On s’effraie des « bas-bleus » dégénérés autant que des « bas-rouges » révoltés à venir. Le lendemain du vote en première lecture de la loi sur les lycées de jeunes filles, le journal catholique L’Univers fait son miel du péril imminent que préparent les savoirs et diplômes féminins. Les « futures doctoresses et avocates », élevées « sans religion » et « bourrées de cette science-frelatée » ne seront que les répliques des violences de 1848 et 1870 :

« La haine de ces bas-rouges sera d’autant plus féroce que leurs appétits seront plus vastes ; elles voudront réformer une société où elles ne sauraient trouver place, et s’en iront, avec les Hubertine Auclert et les Louise Michel, courir les réunions publiques et réclamer les droits de la femme. »

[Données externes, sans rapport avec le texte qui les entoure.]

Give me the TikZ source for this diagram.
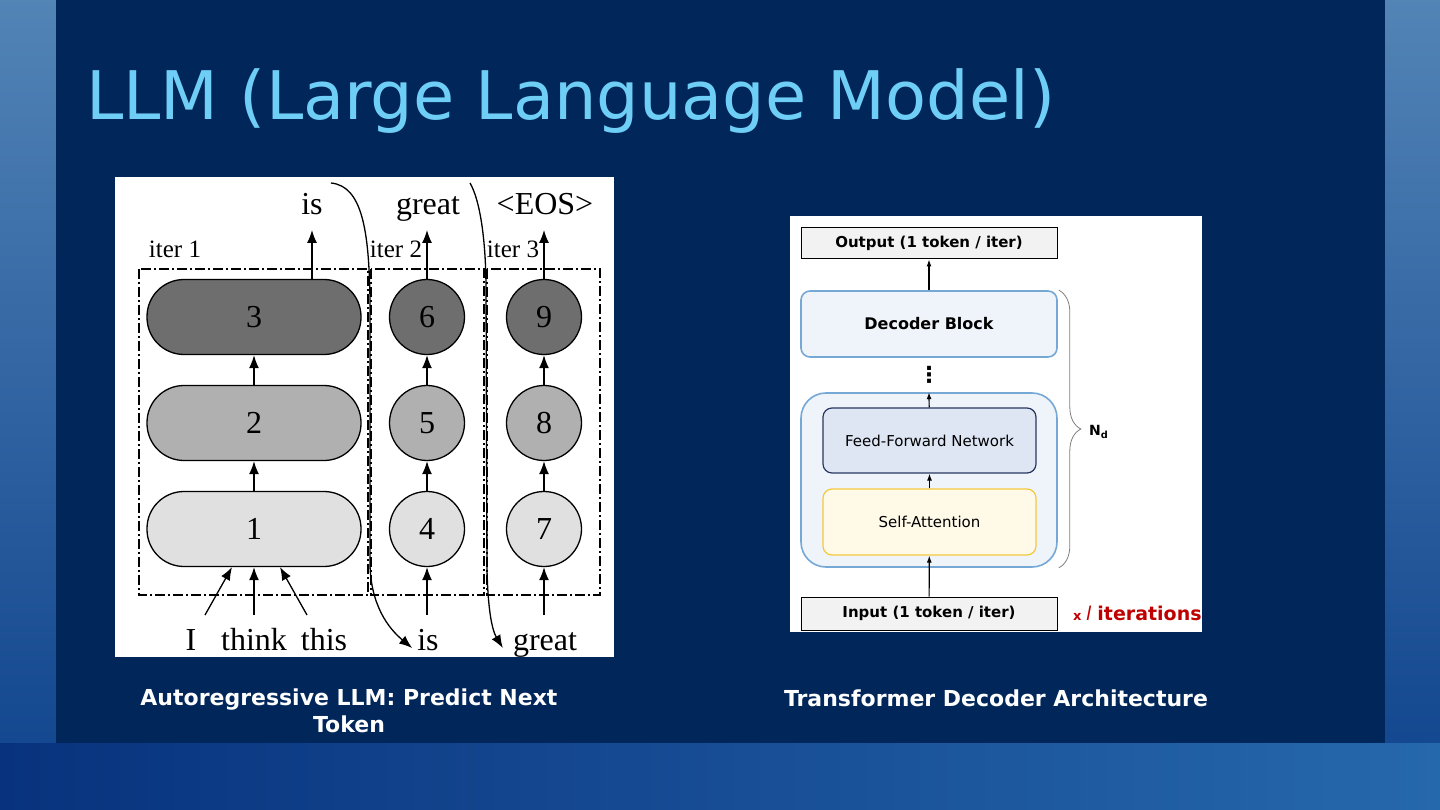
\documentclass[tikz,border=0pt]{standalone}
\usepackage{fontspec}
\setmainfont{DejaVu Sans}
\newfontfamily\timesf{Liberation Serif}
\usetikzlibrary{arrows.meta,calc,decorations.pathreplacing}
\definecolor{navy}{RGB}{0,38,90}
\definecolor{titlecyan}{RGB}{110,206,246}
\definecolor{skyblue}{RGB}{82,132,182}
\definecolor{deepblue}{RGB}{14,66,140}
\definecolor{lowleft}{RGB}{8,50,125}
\definecolor{lowright}{RGB}{38,104,172}
\definecolor{gdark}{RGB}{110,110,110}
\definecolor{gmid}{RGB}{176,176,176}
\definecolor{glight}{RGB}{224,224,224}
\definecolor{iogray}{RGB}{242,242,242}
\definecolor{blkfill}{RGB}{238,244,250}
\definecolor{blkedge}{RGB}{118,168,214}
\definecolor{ffnfill}{RGB}{222,230,244}
\definecolor{ffnedge}{RGB}{40,55,95}
\definecolor{safill}{RGB}{255,249,232}
\definecolor{saedge}{RGB}{245,200,60}
\definecolor{itred}{RGB}{192,0,0}

\begin{document}
\begin{tikzpicture}[x=1pt,y=-1pt,>=Stealth]
\tikzstyle{pill}=[draw,line width=1.3pt,rounded corners=37pt,minimum width=214pt,minimum height=75pt,font=\timesf\fontsize{32}{34}\selectfont]
\tikzstyle{circ}=[draw,circle,line width=1.3pt,minimum size=75pt,inner sep=0pt,font=\timesf\fontsize{32}{34}\selectfont]
\tikzstyle{wd}=[font=\timesf\fontsize{32}{34}\selectfont,inner sep=2pt,anchor=base]
\tikzstyle{itl}=[font=\timesf\fontsize{25}{28}\selectfont,inner sep=1pt,anchor=base]
\tikzstyle{arr}=[-{Latex[length=13pt,width=10pt]},line width=1.3pt]
\tikzstyle{dashdot}=[line width=1.3pt,dash pattern=on 10pt off 3pt on 2pt off 3pt]
\tikzstyle{io}=[draw,line width=1pt,fill=iogray,minimum width=256pt,font=\bfseries\fontsize{15}{18}\selectfont]
\tikzstyle{inner}=[draw,line width=1.2pt,rounded corners=9pt,minimum width=213pt,minimum height=66pt,font=\fontsize{15}{18}\selectfont]
\tikzstyle{sarr}=[-{Latex[length=7pt,width=5pt]},line width=1.2pt]
\useasboundingbox (0,0) rectangle (1440,810);
\shade[top color=skyblue,bottom color=deepblue] (0,0) rectangle (1440,810);
\shade[left color=lowleft,right color=lowright] (0,743) rectangle (1440,810);
\fill[navy] (56,0) rectangle (1385,743);
\node[anchor=base west,text=titlecyan,font=\fontsize{67}{71}\selectfont,inner sep=0pt] (title) at (86,120) {LLM (Large Language Model)};
\fill[white] (115,177) rectangle (614,657);
\fill[white] (790,216) rectangle (1202,632);
\draw[dashdot] (139,269) rectangle (368,595); \draw[dashdot] (371,269) rectangle (484,595); \draw[dashdot] (487,269) rectangle (600,595);
\node[pill,fill=gdark] (p3) at (254,317) {3}; \node[pill,fill=gmid] (p2) at (254,423) {2}; \node[pill,fill=glight] (p1) at (254,529) {1};
\node[circ,fill=gdark] (c6) at (427,317) {6}; \node[circ,fill=gmid] (c5) at (427,423) {5}; \node[circ,fill=glight] (c4) at (427,529) {4};
\node[circ,fill=gdark] (c9) at (544,317) {9}; \node[circ,fill=gmid] (c8) at (544,423) {8}; \node[circ,fill=glight] (c7) at (544,529) {7};
\node[itl] (it1) at (175,258) {iter 1}; \node[itl] (it2) at (396,258) {iter 2}; \node[itl] (it3) at (513,258) {iter 3};
\node[wd] (o1) at (312,215) {is}; \node[wd] (o2) at (428,215) {great}; \node[wd] (o3) at (545,215) {<EOS>};
\node[wd] (w1) at (191,650) {I}; \node[wd] (w2) at (254,650) {think}; \node[wd] (w3) at (324,650) {this}; \node[wd] (w4) at (428,650) {is}; \node[wd] (w5) at (545,650) {great};
\draw[arr] (p1) -- (p2); \draw[arr] (p2) -- (p3); \draw[arr] (c4) -- (c5); \draw[arr] (c5) -- (c6); \draw[arr] (c7) -- (c8); \draw[arr] (c8) -- (c9);
\draw[arr] ($(p3.north)+(58,0)$) -- ($(o1.base)+(0,15)$); \draw[arr] (c6) -- ($(o2.base)+(-1,15)$); \draw[arr] (c9) -- ($(o3.base)+(-1,15)$);
\draw[arr] ($(w1.base)+(14,-35)$) -- ($(p1.south)+(-22,0)$); \draw[arr] ($(w2.base)+(0,-35)$) -- (p1.south); \draw[arr] ($(w3.base)+(-17,-35)$) -- ($(p1.south)+(26,0)$);
\draw[arr] ($(w4.base)+(-1,-35)$) -- (c4); \draw[arr] ($(w5.base)+(-1,-35)$) -- (c7);
\coordinate (h1) at (331,183); \coordinate (h2) at (470,183);
\draw[arr] (h1) .. controls (362,186) and (369,230) .. (370,300) -- (370,565) .. controls (371,605) and (388,628) .. ($(w4.base west)+(-3,-2)$);
\draw[arr] (h2) .. controls (480,200) and (486,240) .. (486,290) -- (487,570) .. controls (488,610) and (492,630) .. ($(w5.base west)+(-8,-2)$);
\node[io,minimum height=31pt] (out) at (929,243.5) {Output (1 token / iter)};
\node[draw=blkedge,line width=1.6pt,fill=blkfill,rounded corners=9pt,minimum width=256pt,minimum height=66pt,font=\bfseries\fontsize{16}{19}\selectfont] (dec) at (929,324) {Decoder Block};
\node[font=\bfseries\fontsize{22}{24}\selectfont,inner sep=0pt] (dots) at (929,375) {⋮};
\node[draw=blkedge,line width=1.6pt,fill=blkfill,rounded corners=25pt,minimum width=256pt,minimum height=174pt] (cont) at (929,480) {};
\node[inner,draw=ffnedge,fill=ffnfill,minimum height=65pt] (ffn) at (929.5,440.5) {Feed-Forward Network};
\node[inner,draw=saedge,fill=safill] (sa) at (929.5,522) {Self-Attention};
\node[io,minimum height=33pt] (inp) at (929,613.5) {Input (1 token / iter)};
\draw[sarr] (dec) -- (out); \draw[sarr] (ffn) -- (cont.north); \draw[sarr] (sa) -- (ffn); \draw[sarr] (inp) -- (sa);
\draw[decorate,decoration={brace,amplitude=22pt},gray,line width=0.8pt] ($(dec.north east)+(1,0)$) -- ($(cont.south east)+(1,0)$);
\node[anchor=west,font=\bfseries\fontsize{14}{16}\selectfont,inner sep=0pt] (nd) at (1089,432) {N\textsubscript{d}};
\node[anchor=base west,text=itred,inner sep=0pt] (iters) at (1073,620) {\fontsize{13}{15}\selectfont\bfseries x \fontsize{19}{21}\selectfont\mdseries\itshape l \bfseries\upshape iterations};
\node[text=white,font=\bfseries\fontsize{22}{27}\selectfont,align=center] (cap1) at (349,711) {Autoregressive LLM: Predict Next\\Token};
\node[text=white,font=\bfseries\fontsize{22}{27}\selectfont,anchor=base] (cap2) at (996,706) {Transformer Decoder Architecture};
\end{tikzpicture}
\end{document}
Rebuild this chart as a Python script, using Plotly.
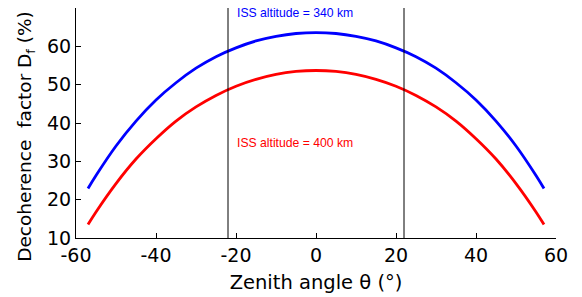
import plotly.graph_objects as go

theta = [-57, -55, -50, -45, -40, -35, -30, -25, -20, -15, -10, -5, 0,
         5, 10, 15, 20, 25, 30, 35, 40, 45, 50, 55, 57]
d_340 = [22.9, 26.3, 34.0, 40.5, 46.0, 50.5, 54.3, 57.3, 59.6, 61.4, 62.6, 63.35, 63.6,
         63.35, 62.6, 61.4, 59.6, 57.3, 54.3, 50.5, 46.0, 40.5, 34.0, 26.3, 22.9]
d_400 = [13.5, 16.8, 24.2, 30.6, 35.9, 40.5, 44.2, 47.2, 49.6, 51.4, 52.7, 53.45, 53.7,
         53.45, 52.7, 51.4, 49.6, 47.2, 44.2, 40.5, 35.9, 30.6, 24.2, 16.8, 13.5]
vlines = [-22, 22]
xticks = [-60, -40, -20, 0, 20, 40, 60]
xticktext = ["-60", "-40", "-20", "0", "20", "40", "60"]
yticks = [10, 20, 30, 40, 50, 60]
yticktext = ["10", "20", "30", "40", "50", "60"]
labels = ["ISS altitude = 340 km", "ISS altitude = 400 km"]
label_y = [68.8, 34.9]
x_title = "Zenith angle θ (°)"
y_title = "Decoherence  factor D<sub>f</sub> (%)"

FONT = "DejaVu Sans"

fig = go.Figure()
fig.add_trace(go.Scatter(x=theta, y=d_340, mode="lines",
                         line=dict(color="#0000ff", width=2.8, shape="spline"), showlegend=False))
fig.add_trace(go.Scatter(x=theta, y=d_400, mode="lines",
                         line=dict(color="#ff0000", width=2.8, shape="spline"), showlegend=False))
for v in vlines:
    fig.add_shape(type="line", x0=v, x1=v, y0=10, y1=70, xref="x", yref="y",
                  line=dict(color="black", width=1))
colors = ["#0000ff", "#ff0000"]
for t, yv, c in zip(labels, label_y, colors):
    fig.add_annotation(x=-20.3, y=yv, text=t, showarrow=False, xanchor="left", yanchor="middle",
                       font=dict(family="Liberation Sans, Arial", size=12.2, color=c))

# y-axis title as rotated annotation (positioned like the reference)
fig.add_annotation(x=0, y=0.44, xref="paper", yref="paper", text=y_title, textangle=-90,
                   showarrow=False, xanchor="center", yanchor="middle", xshift=-50,
                   font=dict(family=FONT, size=18.5, color="black"))

fig.update_layout(
    width=582, height=297,
    margin=dict(l=68, r=34, t=0, b=67),
    paper_bgcolor="white", plot_bgcolor="white",
    font=dict(family=FONT, size=19, color="black"),
)
fig.update_xaxes(range=[-60, 60], tickvals=xticks, ticktext=xticktext, ticks="inside", ticklen=5,
                 tickcolor="black", showline=True, linecolor="black", linewidth=1, showgrid=False,
                 zeroline=False, automargin=False,
                 title=dict(text=x_title, standoff=10, font=dict(family=FONT, size=19.5)),
                 tickfont=dict(family=FONT, size=19))
fig.update_yaxes(range=[10, 70], tickvals=yticks, ticktext=yticktext, ticks="inside", ticklen=5,
                 tickcolor="black", showline=True, linecolor="black", linewidth=1, showgrid=False,
                 zeroline=False, automargin=False,
                 tickfont=dict(family=FONT, size=19))

fig.write_html("out.html")
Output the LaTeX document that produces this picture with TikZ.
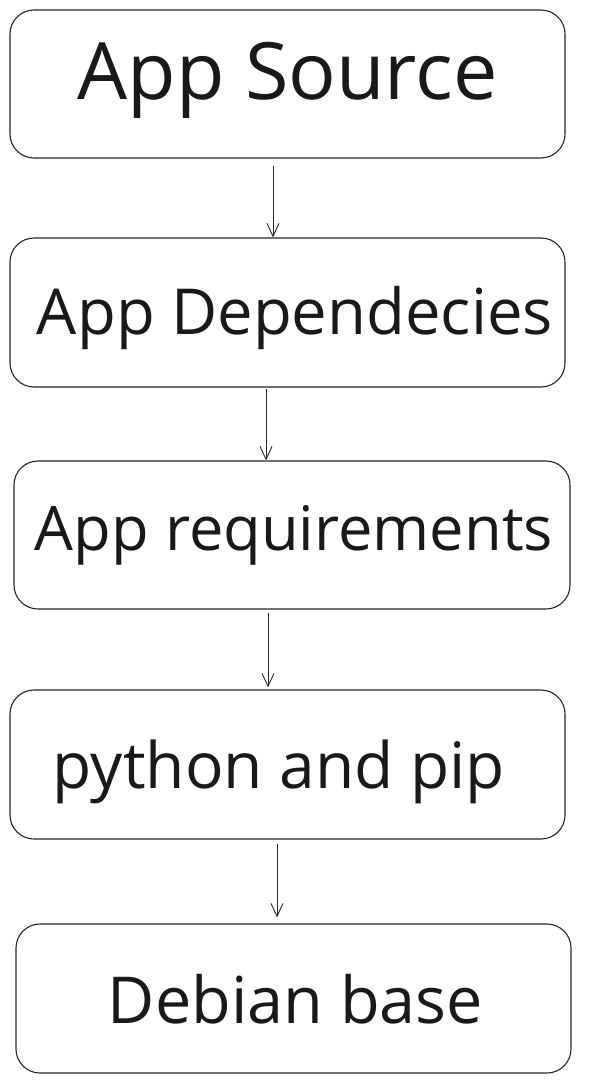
\documentclass[tikz,border=0pt]{standalone}
\usepackage{fontspec}
\setmainfont{Open Sans}
\usetikzlibrary{arrows.meta}
\tikzset{
  box/.style={draw=black!85, line width=1.1pt, rounded corners=24pt, fill=white},
  lbl/.style={inner sep=0pt, text=black!90},
  arr/.style={draw=black!85, line width=0.9pt, -{Straight Barb[length=13pt,width=12pt,line width=0.9pt]}}
}
\newcommand{\boxtext}[2]{\resizebox{#1pt}{!}{\fontsize{40}{48}\selectfont #2}}
\begin{document}
\begin{tikzpicture}[x=1pt,y=-1pt]
\useasboundingbox[fill=white] (0,0) rectangle (610,1083);
% boxes
\node[box, minimum width=555pt, minimum height=148pt] (b1) at (287.5,84) {};
\node[box, minimum width=555pt, minimum height=149pt] (b2) at (287.5,312.5) {};
\node[box, minimum width=556pt, minimum height=148pt] (b3) at (292,535) {};
\node[box, minimum width=555pt, minimum height=149pt] (b4) at (287.5,764.5) {};
\node[box, minimum width=555pt, minimum height=149pt] (b5) at (293.5,998.5) {};
% texts
\node[lbl] (t1) at (287.5,80) {\boxtext{420}{App Source}};
\node[lbl] (t2) at (295,318) {\boxtext{516}{App Dependecies}};
\node[lbl] (t3) at (294,535) {\boxtext{518}{App requirements}};
\node[lbl] (t4) at (279,772) {\boxtext{452}{python and pip}};
\node[lbl] (t5) at (295.5,999) {\boxtext{375}{Debian base}};
% arrows
\draw[arr] ([xshift=-14.5pt,yshift=-7pt]b1.south) -- ([xshift=-14.5pt]b2.north);
\draw[arr] ([xshift=-21.5pt,yshift=-1pt]b2.south) -- ([xshift=-26pt]b3.north);
\draw[arr] ([xshift=-24pt,yshift=-3pt]b3.south) -- ([xshift=-19.5pt,yshift=2pt]b4.north);
\draw[arr] ([xshift=-10.5pt,yshift=-4pt]b4.south) -- ([xshift=-16.5pt,yshift=6pt]b5.north);
\end{tikzpicture}
\end{document}
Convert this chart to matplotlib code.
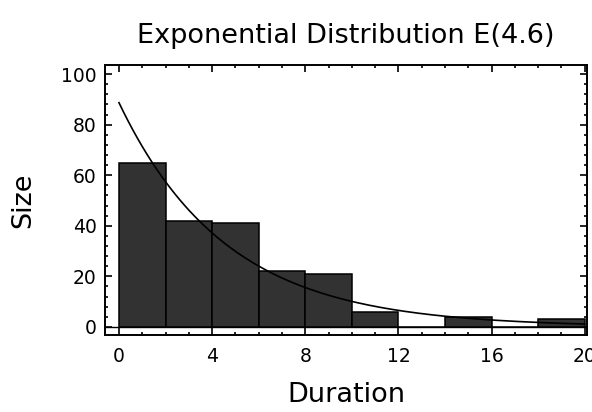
import numpy as np
import matplotlib.pyplot as plt
from matplotlib.ticker import MultipleLocator

# histogram of durations, bins of width 2
bin_edges = [0, 2, 4, 6, 8, 10, 12, 14, 16, 18, 20]
counts = [65, 42, 41, 22, 21, 6, 0, 4, 0, 3]
mean_duration = 4.6

x_ticks = [0, 4, 8, 12, 16, 20]
y_ticks = [0, 20, 40, 60, 80, 100]

plt.rcParams['font.family'] = ['DejaVu Sans']


def main():
    fig = plt.figure(figsize=(5.92, 4.12), dpi=100)
    ax = fig.add_axes([105 / 592, 1 - 335 / 412, 482 / 592, 270 / 412])

    left = np.array(bin_edges[:-1])
    width = np.diff(bin_edges)
    ax.bar(left, counts, width=width, align='edge', color='#323232',
           edgecolor='black', linewidth=1.1, zorder=2)
    ax.axhline(0, color='black', linewidth=1.0, zorder=1)

    # fitted exponential density scaled to the histogram
    total = sum(counts)
    xs = np.linspace(0, 20, 200)
    ys = total * width[0] / mean_duration * np.exp(-xs / mean_duration)
    ax.plot(xs, ys, color='black', linewidth=1.2, zorder=3)

    ax.set_xlim(-0.6, 20.1)
    ax.set_ylim(-3.2, 103.6)
    ax.set_xticks(x_ticks)
    ax.set_yticks(y_ticks)
    ax.xaxis.set_minor_locator(MultipleLocator(1))
    ax.yaxis.set_minor_locator(MultipleLocator(4))
    ax.tick_params(which='both', direction='in', top=True, right=True,
                   width=1.2, labelsize=13.5)
    ax.tick_params(which='major', length=5)
    ax.tick_params(which='minor', length=2.5)
    ax.tick_params(axis='x', pad=9)
    ax.tick_params(axis='y', pad=6)
    for s in ax.spines.values():
        s.set_linewidth(1.4)

    ax.set_xlabel('Duration', fontsize=19.5, labelpad=11)
    ax.set_ylabel('Size', fontsize=19.5, labelpad=18)
    ax.set_title('Exponential Distribution E(4.6)', fontsize=19.5, pad=16)

    fig.savefig('out.png', dpi=100)


if __name__ == "__main__":
    main()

Lors des débats parlementaires précédant le vote de la loi, le sénateur bonapartiste Georges Poriquet agite également l’épouvantail de l’émeutière communarde. « Même améliorée par la République », il ne veut pas de cette « femme savante, électeur et orateur, la Louise Michel du présent et de l’avenir ».

Dangereuses pour les autres, les femmes studieuses le seraient aussi pour elles-mêmes. Ces littératures prédisent que, désœuvrées par ces nouveaux savoirs, elles se donneront « au premier homme qui passera », « qu’elles se tueront », qu’elles « deviendront folles »…

Les hommes du XIXe siècle ont eu peur des évolutions à venir. Et ils ont fait peur à leurs contemporains pour que ces progrès ne se fassent pas. Leur refus d’un enseignement secondaire à égalité avec celui des garçons a été extrême. Il a rejeté de toutes ses forces ces changements en dramatisant leurs enjeux. Il faudra attendre le décret de Léon Bérard en 1924 pour que les filles puissent commencer à passer un baccalauréat identique à celui des garçons ; soit cent seize ans après le décret impérial du 17 mars 1808 de Napoléon 1er.

Deux siècles plus tard, les conservateurs s’offusquent de l’extrémisme des féminismes d’aujourd’hui. Ces femmes seraient une fois encore orgueilleuses, hideuses, dangereuses… Ce n’est rien de neuf sous le soleil noir des conservatismes sexistes du XXIe siècle.